The third question is space and plumbing. Some under-sink cabinets are tight, especially if you already have a garbage disposal, pullout trash, or other accessories. Traditional systems with a storage tank often need more room. Tankless units save space, but they can be more sensitive to inlet pressure and may have different maintenance needs.

Tank vs. tankless RO systems

A tank-based RO system stores purified water in a pressurized tank so it is ready when you open the faucet. These systems are proven, widely used, and often cost less upfront. For many homes, they strike the best balance between performance and value.

Tankless systems purify water on demand and usually recover faster. They often take up less cabinet space and may waste less water depending on the design. On the other hand, they can come at a higher purchase price, and performance depends more heavily on feed water pressure and installation conditions.

This is where the right recommendation matters. If your priority is budget-friendly reliability, a well-built tank system may be the better fit. If your priority is modern design, faster dispensing, and a cleaner under-sink layout, tankless may be worth the premium.

Important trade-offs to understand

Reverse osmosis is highly effective, but it is not magic. Most systems produce some wastewater as part of the purification process. The amount varies by design, and newer systems are often more efficient, but it is still a factor.

RO also slows down water production compared with a basic faucet filter. That is normal. The trade-off for finer filtration is a more deliberate treatment process.

Another consideration is remineralization. Because RO removes many dissolved solids, some homeowners prefer the cleaner, lighter taste, while others want minerals added back in for flavor. Neither preference is wrong. It comes down to what tastes right to you and what system design you prefer.

Don’t ignore your incoming water conditions

A good RO system can still disappoint if the incoming water is not suitable for it. Low water pressure can reduce production. Very hard water can cause scaling on the membrane. High chlorine levels can shorten membrane life if prefiltration is weak. Well water with sediment or iron often needs treatment ahead of the RO unit.

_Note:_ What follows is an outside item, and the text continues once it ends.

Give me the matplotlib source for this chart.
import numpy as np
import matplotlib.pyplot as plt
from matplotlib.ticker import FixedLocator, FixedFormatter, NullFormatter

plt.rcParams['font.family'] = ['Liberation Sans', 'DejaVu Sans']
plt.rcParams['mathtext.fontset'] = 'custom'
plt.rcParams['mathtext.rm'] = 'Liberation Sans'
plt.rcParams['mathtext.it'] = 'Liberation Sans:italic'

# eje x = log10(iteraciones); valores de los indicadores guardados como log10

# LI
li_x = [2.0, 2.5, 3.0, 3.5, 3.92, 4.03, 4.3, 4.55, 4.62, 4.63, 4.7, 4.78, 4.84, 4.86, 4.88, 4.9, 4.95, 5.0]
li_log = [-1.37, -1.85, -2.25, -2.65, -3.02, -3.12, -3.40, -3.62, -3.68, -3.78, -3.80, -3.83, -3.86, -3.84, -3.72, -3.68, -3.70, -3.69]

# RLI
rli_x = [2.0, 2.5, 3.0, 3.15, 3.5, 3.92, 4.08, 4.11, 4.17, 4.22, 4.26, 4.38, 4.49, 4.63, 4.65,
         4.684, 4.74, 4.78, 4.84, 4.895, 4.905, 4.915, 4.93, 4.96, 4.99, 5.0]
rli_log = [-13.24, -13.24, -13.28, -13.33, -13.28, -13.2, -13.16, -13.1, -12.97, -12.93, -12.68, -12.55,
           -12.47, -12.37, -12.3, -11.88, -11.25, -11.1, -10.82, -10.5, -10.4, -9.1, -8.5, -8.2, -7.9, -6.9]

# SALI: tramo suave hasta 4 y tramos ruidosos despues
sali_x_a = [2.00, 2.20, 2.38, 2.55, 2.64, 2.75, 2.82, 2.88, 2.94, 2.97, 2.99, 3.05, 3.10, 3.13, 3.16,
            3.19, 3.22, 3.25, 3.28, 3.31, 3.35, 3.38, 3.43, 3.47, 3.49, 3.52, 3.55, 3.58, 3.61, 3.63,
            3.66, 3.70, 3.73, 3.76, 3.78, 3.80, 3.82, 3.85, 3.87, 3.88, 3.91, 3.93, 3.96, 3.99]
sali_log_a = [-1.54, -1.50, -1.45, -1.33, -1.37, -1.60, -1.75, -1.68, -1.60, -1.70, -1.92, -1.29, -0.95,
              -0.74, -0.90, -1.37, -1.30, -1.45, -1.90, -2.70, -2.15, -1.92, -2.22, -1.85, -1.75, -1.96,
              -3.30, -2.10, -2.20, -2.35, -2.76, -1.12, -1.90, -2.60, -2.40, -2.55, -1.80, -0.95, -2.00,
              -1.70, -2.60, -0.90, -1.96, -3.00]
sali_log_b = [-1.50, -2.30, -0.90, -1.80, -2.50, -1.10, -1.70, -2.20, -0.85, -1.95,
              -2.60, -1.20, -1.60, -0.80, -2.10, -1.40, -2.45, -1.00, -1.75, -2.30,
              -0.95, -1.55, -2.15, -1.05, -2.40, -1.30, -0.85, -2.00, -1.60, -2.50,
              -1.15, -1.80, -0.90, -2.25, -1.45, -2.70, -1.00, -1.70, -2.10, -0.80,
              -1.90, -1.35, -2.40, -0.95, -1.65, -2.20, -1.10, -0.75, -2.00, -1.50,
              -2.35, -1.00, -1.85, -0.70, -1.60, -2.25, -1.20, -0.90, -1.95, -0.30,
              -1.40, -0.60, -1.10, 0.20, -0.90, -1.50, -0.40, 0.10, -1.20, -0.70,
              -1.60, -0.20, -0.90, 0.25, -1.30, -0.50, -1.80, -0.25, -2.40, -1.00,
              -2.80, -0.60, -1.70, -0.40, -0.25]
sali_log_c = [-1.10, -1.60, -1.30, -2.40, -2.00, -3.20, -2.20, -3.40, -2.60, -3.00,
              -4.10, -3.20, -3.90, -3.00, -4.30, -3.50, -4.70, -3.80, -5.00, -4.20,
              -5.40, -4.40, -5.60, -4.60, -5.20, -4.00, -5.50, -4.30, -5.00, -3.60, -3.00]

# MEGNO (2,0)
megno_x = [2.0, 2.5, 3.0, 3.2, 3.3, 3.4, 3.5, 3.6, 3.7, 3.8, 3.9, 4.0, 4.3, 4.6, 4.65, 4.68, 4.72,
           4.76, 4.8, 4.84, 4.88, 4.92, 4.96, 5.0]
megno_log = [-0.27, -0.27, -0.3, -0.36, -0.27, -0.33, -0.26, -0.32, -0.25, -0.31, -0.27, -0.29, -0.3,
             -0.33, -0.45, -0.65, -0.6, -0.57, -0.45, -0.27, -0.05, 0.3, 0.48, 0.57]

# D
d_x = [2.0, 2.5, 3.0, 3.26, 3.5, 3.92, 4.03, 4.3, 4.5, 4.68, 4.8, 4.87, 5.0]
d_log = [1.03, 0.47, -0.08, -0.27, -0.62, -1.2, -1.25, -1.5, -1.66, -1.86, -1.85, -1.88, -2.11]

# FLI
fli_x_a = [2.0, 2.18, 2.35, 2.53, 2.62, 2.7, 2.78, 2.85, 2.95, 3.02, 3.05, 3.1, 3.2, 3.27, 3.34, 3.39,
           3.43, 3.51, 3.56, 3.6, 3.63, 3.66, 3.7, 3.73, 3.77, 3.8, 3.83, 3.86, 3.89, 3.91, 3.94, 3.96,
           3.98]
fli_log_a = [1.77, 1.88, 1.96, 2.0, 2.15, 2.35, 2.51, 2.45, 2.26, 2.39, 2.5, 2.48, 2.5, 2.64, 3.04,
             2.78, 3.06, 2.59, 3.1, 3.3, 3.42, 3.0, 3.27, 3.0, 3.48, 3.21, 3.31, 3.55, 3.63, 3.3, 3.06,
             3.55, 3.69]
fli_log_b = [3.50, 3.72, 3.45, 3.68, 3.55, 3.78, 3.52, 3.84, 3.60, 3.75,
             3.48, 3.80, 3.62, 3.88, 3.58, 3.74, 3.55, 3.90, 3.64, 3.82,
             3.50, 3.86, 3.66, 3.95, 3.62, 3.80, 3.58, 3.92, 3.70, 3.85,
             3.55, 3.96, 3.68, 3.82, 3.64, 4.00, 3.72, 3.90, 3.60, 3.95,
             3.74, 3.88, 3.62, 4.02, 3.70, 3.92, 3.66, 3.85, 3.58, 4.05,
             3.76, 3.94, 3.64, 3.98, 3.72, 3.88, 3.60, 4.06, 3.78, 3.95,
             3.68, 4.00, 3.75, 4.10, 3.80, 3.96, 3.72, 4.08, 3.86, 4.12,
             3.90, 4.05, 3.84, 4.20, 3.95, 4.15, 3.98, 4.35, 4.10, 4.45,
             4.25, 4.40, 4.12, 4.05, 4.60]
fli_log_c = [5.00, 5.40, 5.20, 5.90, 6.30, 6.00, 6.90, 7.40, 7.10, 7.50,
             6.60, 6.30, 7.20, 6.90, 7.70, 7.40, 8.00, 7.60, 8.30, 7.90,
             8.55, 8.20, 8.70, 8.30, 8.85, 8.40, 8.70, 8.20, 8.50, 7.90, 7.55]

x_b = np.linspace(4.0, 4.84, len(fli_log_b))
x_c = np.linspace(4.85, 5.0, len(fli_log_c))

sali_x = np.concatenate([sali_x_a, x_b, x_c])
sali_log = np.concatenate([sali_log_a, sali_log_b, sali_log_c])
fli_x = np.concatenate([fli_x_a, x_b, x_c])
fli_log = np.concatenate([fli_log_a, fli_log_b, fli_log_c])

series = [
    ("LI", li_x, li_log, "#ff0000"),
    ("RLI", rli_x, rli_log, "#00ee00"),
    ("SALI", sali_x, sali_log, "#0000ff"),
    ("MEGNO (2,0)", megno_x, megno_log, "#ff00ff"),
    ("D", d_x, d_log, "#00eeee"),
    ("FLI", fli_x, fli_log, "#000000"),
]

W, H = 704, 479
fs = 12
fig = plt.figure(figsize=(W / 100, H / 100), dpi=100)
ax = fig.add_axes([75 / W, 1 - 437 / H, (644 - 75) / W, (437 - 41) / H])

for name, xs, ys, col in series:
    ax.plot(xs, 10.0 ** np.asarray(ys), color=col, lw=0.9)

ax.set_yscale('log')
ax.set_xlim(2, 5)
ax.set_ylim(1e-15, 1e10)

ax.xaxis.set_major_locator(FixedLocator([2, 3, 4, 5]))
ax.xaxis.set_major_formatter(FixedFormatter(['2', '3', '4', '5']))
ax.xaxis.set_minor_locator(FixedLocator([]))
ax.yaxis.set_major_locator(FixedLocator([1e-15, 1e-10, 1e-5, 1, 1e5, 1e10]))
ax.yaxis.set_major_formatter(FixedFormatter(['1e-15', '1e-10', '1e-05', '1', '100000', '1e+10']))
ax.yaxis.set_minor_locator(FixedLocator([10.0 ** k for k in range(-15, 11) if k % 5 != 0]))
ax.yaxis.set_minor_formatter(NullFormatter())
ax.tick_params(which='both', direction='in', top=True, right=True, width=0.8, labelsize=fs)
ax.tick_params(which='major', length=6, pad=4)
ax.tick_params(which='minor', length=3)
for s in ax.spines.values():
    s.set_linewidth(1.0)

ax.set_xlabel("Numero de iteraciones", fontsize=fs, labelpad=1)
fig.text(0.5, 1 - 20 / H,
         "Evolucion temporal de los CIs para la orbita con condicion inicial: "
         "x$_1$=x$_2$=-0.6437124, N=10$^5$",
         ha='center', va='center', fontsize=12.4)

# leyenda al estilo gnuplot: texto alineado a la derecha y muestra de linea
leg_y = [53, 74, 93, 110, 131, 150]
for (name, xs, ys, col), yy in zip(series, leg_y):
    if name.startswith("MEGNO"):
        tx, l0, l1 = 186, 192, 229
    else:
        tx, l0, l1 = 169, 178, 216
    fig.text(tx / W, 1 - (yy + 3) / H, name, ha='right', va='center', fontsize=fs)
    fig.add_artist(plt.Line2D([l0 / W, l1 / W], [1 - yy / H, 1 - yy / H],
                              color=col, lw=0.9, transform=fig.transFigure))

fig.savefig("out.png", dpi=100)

This is why water testing and application matching matter. The best product on paper is not the best product for your home unless it fits your water conditions. PureWaterGuys approaches that decision the right way by matching solutions to the actual problem instead of pushing a one-size-fits-all system.

Maintenance is part of performance

Homeowners sometimes focus only on the initial purchase, but maintenance is what keeps an RO system working as expected. Prefilters and postfilters usually need replacement more often than the membrane. The exact schedule depends on water quality and usage, but timely filter changes protect performance and help preserve water taste.

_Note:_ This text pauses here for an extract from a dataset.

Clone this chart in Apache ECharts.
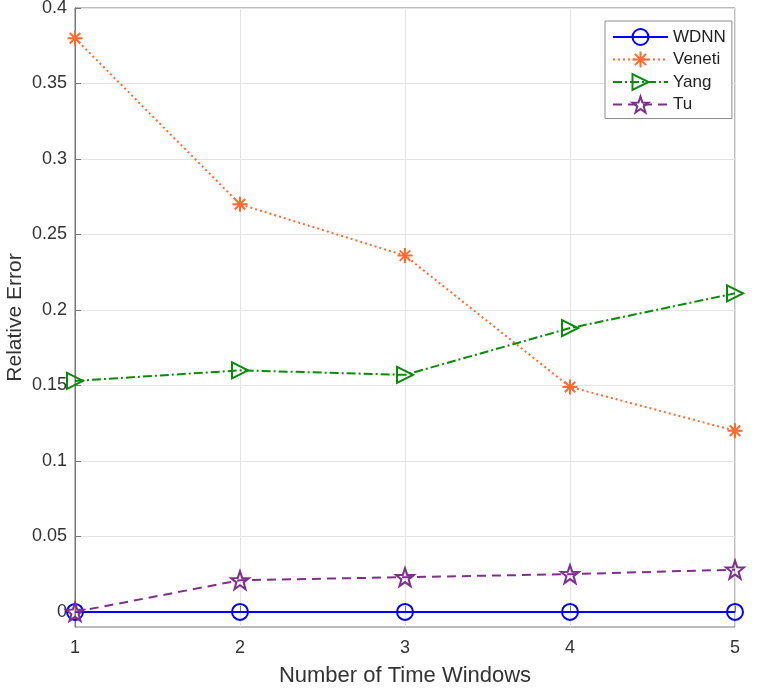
<!DOCTYPE html>
<html>
<head>
<meta charset="utf-8">
<script src="https://cdn.jsdelivr.net/npm/echarts@6/dist/echarts.min.js"></script>
<style>
  html, body { margin: 0; padding: 0; background: #fff; }
  #main { width: 761px; height: 690px; }
</style>
</head>
<body>
<div id="main"></div>
<script>
// 数据
var windows = [1, 2, 3, 4, 5];
var wdnn = [0, 0, 0, 0, 0];
var veneti = [0.38, 0.27, 0.236, 0.149, 0.12];
var yang = [0.153, 0.16, 0.157, 0.188, 0.211];
var tu = [0, 0.021, 0.023, 0.025, 0.028];
var yTicks = [0, 0.05, 0.1, 0.15, 0.2, 0.25, 0.3, 0.35, 0.4];

function pairs(ys) {
  return windows.map(function (x, i) { return [x, ys[i]]; });
}

var asterisk = "path://M0,-10L0,10M-10,0L10,0M-7,-7L7,7M-7,7L7,-7";
var star = "path://M0,-10L2.35,-3.24L9.51,-3.09L3.8,1.24L5.88,8.09L0,4L-5.88,8.09L-3.8,1.24L-9.51,-3.09L-2.35,-3.24Z";

(function () {
  var myChart = echarts.init(document.getElementById("main"));
  var font = "Helvetica, Arial, 'Liberation Sans', sans-serif";
  var axisColor = "#767676";

  var option = {
    animation: false,
    textStyle: { fontFamily: font },
    grid: {
      left: 75, right: 26, top: 8, bottom: 63,
      outerBoundsMode: "none",
      containLabel: false,
      show: true, borderColor: axisColor, borderWidth: 1
    },
    legend: {
      orient: "vertical",
      left: 605, top: 21,
      padding: [7, 6, 5, 7],
      itemWidth: 55, itemHeight: 20, itemGap: 4.5,
      backgroundColor: "#fff",
      borderColor: "#8c8c8c", borderWidth: 1,
      textStyle: { fontSize: 17, color: "#222", fontFamily: font },
      data: ["WDNN", "Veneti", "Yang", "Tu"]
    },
    xAxis: {
      type: "value",
      min: 1, max: 5, interval: 1,
      name: "Number of Time Windows",
      nameLocation: "middle",
      nameGap: 38,
      nameMoveOverlap: false,
      nameTextStyle: { fontSize: 22, color: "#333", fontFamily: font },
      axisLine: { lineStyle: { color: axisColor } },
      axisTick: { inside: true, length: 6, lineStyle: { color: axisColor } },
      axisLabel: { fontSize: 18, color: "#333", margin: 12 },
      splitLine: { show: true, lineStyle: { color: "#e3e3e3" } }
    },
    yAxis: {
      type: "value",
      min: -0.01, max: 0.4,
      name: "Relative Error",
      nameLocation: "middle",
      nameGap: 49,
      nameMoveOverlap: false,
      nameTextStyle: { fontSize: 21, color: "#333", fontFamily: font },
      axisLine: { show: true, lineStyle: { color: axisColor } },
      axisTick: { show: true, inside: true, length: 6, customValues: yTicks, lineStyle: { color: axisColor } },
      axisLabel: { fontSize: 18, color: "#333", margin: 8, customValues: yTicks },
      splitLine: { show: true, lineStyle: { color: "#e3e3e3" } }
    },
    series: [
      {
        name: "WDNN", type: "line", data: pairs(wdnn),
        symbol: "circle", symbolSize: 16, z: 2,
        lineStyle: { color: "#0000ff", width: 2, type: "solid" },
        itemStyle: { color: "rgba(255,255,255,0)", borderColor: "#0000ff", borderWidth: 2 }
      },
      {
        name: "Veneti", type: "line", data: pairs(veneti),
        symbol: asterisk, symbolSize: 15, z: 3,
        lineStyle: { color: "#ff6a2e", width: 2, type: [2, 3] },
        itemStyle: { color: "#ff6a2e", borderColor: "#ff6a2e", borderWidth: 2 }
      },
      {
        name: "Yang", type: "line", data: pairs(yang),
        symbol: "triangle", symbolRotate: -90, symbolSize: 16, z: 4,
        lineStyle: { color: "#0a8a0a", width: 2, type: [9, 3, 2, 3] },
        itemStyle: { color: "rgba(255,255,255,0)", borderColor: "#0a8a0a", borderWidth: 2 }
      },
      {
        name: "Tu", type: "line", data: pairs(tu),
        symbol: star, symbolSize: 18, z: 5,
        lineStyle: { color: "#7e2f8e", width: 2, type: [9, 6] },
        itemStyle: { color: "rgba(255,255,255,0)", borderColor: "#7e2f8e", borderWidth: 2 }
      }
    ]
  };

  myChart.setOption(option);
  window.addEventListener("resize", function () {
    myChart.resize();
  });
})();
</script>
</body>
</html>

If you want the easiest ownership experience, look for systems with straightforward cartridge changes, clear service intervals, and readily available replacements. A system that is slightly less flashy but easier to maintain is often the smarter buy over time.

What to look for before you buy

Focus on real fit, not just marketing language. Look at contaminant reduction claims, daily production rate, storage or flow design, replacement filter availability, and installation requirements. If you want to feed a refrigerator or ice maker, confirm the system can support that application. If your concern is a specific contaminant category such as PFAS or nitrates, make sure the system is positioned for that use rather than assumed to be.

It also helps to buy from a company that can support you after the sale. Water treatment is not just about product selection. It is about getting the right answer the first time, knowing what maintenance looks like, and having expert guidance available if your water conditions change.

The best reverse osmosis drinking water system for home use is the one that matches your water, your household, and your expectations without forcing compromises you did not plan for. Cleaner taste, more confidence at the tap, and a system you can live with day after day matter more than chasing the highest stage count. Start with the problem you want solved, and the right system becomes much easier to choose.